What story of financial reform is told with this bill? It isn’t a story where the financial sector isn’t too far out of control, too top-heavy and concentrated and opaque and gigantic. And it isn’t a story of regulatory failure, where regulators were asleep at the wheel, corrupted and captured through assumptions of how the world works and a revolving door of influence with the biggest firms, or where they were simply outmatched in knowing what they needed to do.
It’s a story where the regulators just needed a bit more power, a little more legal scope, and a greater extension of what jurisdiction the Federal Reserve has in order to rush in and save the day. A story where the Federal Reserve can successfully carry out prompt corrective action, detecting problems early and guiding banks back to health, on an institution with $2 trillion dollars on its sheet. A story where that institution’s off-balance sheet and the warehouse of derivatives it holds are no match for our regulator’s stare. But more importantly, it is a story where the regulators will be able to sweep in during a moment of crisis and keep the financial sector working no matter what.
Your dysfunction reading of the day: from the Wall Street Journal and Ezra Klein. Both very good.

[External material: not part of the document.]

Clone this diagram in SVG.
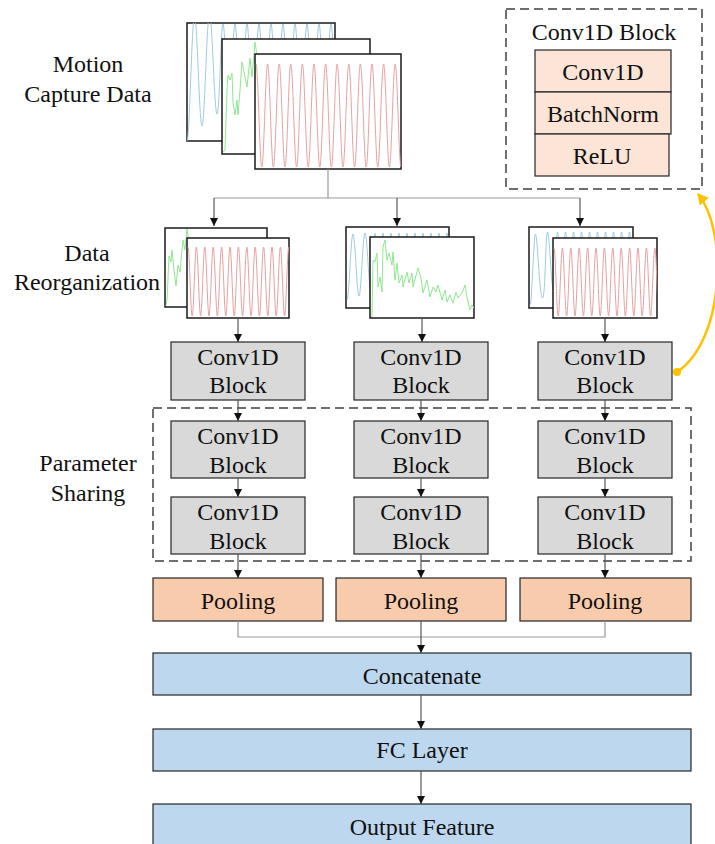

More commentary on Iraq’s election.
Great article on the Air Force trying to instill a “warrior culture” among its drone pilots. This isn’t mentioned much, but I wonder: could you move to an air force which is made up solely of drones and bombers? I don’t really see a reason why not off the top of my head: it’d be much cheaper than the ever-more-expensive fighter jets, and of course you wouldn’t suffer pilot losses (though American planes get shot down so rarely that’s not a huge factor).
Usain Bolt is trash-talking. I am, of course, intimidated.